| EXERCISE AIM |
Search the material for the word "React" and copy each line that holds it.

Code that draws figures:
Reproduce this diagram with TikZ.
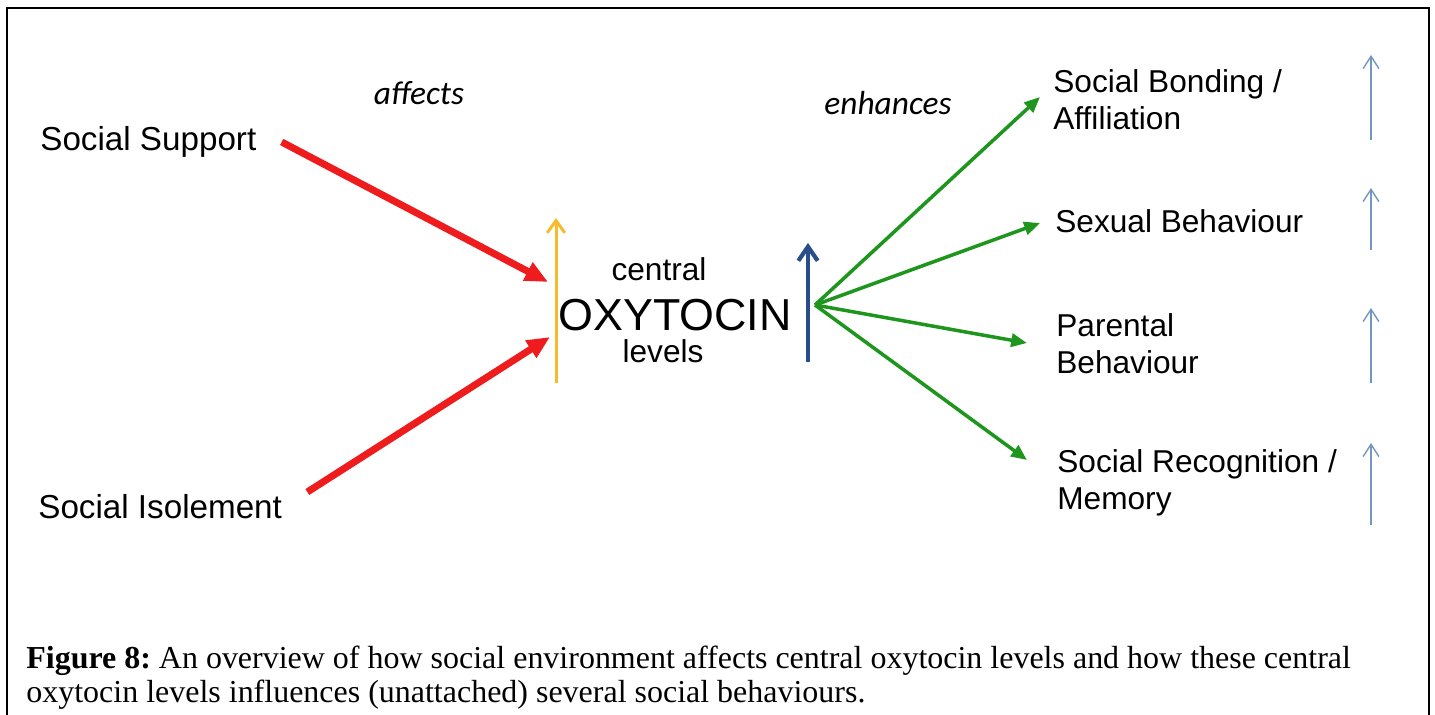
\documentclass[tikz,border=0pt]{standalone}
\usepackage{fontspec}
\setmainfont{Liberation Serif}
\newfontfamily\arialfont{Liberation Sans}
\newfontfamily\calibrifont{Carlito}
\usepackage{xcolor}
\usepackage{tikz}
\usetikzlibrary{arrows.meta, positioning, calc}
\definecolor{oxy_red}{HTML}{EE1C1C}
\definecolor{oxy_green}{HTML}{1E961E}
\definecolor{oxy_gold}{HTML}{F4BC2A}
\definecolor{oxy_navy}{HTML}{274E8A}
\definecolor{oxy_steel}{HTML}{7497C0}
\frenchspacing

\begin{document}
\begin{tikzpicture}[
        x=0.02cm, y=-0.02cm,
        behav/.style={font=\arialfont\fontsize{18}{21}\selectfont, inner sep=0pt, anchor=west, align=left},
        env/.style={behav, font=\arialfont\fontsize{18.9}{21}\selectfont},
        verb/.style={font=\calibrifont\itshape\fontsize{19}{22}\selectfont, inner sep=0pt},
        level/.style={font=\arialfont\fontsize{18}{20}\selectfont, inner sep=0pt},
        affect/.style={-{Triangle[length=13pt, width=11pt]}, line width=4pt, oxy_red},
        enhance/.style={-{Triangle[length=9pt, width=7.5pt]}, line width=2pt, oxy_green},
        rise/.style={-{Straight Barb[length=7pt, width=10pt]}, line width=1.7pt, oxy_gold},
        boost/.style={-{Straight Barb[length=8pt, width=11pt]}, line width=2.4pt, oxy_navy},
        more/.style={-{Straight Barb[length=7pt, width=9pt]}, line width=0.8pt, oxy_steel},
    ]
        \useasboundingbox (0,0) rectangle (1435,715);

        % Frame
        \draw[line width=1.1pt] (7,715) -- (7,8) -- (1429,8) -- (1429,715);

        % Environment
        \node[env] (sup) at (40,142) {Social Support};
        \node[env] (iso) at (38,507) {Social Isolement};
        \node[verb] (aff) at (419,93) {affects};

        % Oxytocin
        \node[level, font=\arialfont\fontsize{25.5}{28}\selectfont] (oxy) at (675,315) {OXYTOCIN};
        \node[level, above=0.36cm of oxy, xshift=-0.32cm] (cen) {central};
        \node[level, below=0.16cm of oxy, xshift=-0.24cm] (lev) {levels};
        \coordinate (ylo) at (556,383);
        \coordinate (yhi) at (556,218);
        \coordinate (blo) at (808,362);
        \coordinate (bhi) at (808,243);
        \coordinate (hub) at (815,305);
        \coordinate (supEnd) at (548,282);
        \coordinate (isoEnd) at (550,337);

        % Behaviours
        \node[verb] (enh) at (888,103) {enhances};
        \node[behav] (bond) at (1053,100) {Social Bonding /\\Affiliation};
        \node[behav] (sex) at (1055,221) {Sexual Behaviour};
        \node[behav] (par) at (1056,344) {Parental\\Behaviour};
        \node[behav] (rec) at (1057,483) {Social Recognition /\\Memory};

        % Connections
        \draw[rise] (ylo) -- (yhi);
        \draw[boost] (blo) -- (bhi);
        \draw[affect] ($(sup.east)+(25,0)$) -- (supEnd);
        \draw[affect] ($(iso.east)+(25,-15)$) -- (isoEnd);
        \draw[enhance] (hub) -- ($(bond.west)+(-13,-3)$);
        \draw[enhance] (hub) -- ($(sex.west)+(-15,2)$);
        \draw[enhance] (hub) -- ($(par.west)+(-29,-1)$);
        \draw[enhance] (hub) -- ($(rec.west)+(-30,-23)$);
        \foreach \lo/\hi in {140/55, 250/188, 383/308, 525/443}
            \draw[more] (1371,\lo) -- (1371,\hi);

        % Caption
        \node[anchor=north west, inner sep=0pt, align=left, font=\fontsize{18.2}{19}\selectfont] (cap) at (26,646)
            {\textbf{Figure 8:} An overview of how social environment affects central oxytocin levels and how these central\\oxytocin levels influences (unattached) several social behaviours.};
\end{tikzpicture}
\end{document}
--
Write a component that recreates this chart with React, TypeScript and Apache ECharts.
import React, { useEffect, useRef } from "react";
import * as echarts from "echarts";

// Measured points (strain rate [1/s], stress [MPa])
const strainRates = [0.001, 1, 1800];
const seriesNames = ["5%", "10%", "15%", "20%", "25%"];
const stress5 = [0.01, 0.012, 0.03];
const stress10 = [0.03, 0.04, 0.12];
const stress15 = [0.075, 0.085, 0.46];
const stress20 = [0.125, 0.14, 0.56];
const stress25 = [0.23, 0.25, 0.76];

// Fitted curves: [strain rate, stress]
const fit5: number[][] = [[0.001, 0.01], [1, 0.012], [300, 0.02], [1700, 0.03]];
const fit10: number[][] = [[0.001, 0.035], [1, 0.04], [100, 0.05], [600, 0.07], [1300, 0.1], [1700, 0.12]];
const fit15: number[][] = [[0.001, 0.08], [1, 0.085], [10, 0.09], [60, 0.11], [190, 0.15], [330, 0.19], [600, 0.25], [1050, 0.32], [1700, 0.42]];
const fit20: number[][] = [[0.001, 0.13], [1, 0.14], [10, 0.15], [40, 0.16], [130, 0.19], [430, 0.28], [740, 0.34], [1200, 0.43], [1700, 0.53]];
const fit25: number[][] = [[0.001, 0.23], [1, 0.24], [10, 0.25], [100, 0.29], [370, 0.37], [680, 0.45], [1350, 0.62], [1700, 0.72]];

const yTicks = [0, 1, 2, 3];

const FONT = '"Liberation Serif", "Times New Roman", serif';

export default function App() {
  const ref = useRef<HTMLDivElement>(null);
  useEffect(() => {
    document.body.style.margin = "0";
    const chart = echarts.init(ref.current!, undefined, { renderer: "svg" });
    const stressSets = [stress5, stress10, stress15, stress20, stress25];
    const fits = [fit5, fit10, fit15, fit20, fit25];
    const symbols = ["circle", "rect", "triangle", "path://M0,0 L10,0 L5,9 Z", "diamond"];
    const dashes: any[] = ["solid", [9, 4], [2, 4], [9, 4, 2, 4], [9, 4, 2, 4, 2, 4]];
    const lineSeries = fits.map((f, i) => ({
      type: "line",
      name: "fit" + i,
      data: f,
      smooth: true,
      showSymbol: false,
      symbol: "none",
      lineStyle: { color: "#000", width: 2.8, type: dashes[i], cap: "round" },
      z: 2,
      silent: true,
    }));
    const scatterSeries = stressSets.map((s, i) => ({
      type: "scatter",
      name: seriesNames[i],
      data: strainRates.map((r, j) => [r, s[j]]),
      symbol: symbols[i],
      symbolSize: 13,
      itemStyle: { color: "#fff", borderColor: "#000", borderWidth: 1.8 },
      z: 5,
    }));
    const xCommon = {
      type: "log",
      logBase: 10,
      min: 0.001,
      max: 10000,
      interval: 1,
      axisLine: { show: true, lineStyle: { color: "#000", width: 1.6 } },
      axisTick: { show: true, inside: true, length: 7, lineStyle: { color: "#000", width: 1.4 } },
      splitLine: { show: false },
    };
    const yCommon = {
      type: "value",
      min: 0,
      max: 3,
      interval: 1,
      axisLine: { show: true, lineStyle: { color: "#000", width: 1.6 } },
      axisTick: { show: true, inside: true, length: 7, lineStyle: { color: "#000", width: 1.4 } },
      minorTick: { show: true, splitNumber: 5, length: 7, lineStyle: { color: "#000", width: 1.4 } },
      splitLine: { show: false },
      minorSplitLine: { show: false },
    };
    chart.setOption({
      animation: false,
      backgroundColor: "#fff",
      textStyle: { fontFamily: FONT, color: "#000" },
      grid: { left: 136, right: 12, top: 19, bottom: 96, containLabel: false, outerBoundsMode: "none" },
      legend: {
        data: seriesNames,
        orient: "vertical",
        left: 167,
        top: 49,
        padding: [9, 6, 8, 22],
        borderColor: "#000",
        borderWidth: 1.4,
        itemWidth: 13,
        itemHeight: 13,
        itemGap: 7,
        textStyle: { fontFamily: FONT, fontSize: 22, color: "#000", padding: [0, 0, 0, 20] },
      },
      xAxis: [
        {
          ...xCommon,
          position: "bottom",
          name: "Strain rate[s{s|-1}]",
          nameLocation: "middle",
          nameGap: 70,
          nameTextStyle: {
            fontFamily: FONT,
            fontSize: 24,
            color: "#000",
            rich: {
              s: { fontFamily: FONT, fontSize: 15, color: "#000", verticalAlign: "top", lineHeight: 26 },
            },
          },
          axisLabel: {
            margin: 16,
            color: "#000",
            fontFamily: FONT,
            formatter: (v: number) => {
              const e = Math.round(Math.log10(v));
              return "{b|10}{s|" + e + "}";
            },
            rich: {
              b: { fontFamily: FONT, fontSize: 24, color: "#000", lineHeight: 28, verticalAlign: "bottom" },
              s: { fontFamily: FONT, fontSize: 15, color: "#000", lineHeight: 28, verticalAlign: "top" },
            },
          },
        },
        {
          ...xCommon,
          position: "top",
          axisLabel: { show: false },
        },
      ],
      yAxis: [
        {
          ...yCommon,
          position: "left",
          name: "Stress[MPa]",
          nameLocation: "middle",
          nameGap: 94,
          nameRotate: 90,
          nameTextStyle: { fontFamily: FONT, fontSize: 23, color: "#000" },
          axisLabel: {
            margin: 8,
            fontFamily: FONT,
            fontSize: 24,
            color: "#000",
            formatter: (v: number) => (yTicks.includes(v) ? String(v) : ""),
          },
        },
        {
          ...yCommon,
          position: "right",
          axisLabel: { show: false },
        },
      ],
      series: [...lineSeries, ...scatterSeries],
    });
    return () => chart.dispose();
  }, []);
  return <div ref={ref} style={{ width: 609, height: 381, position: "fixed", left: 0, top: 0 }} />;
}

| SOLUTION FOR THIS TASK |
Write a component that recreates this chart with React, TypeScript and Apache ECharts.
import React, { useEffect, useRef } from "react";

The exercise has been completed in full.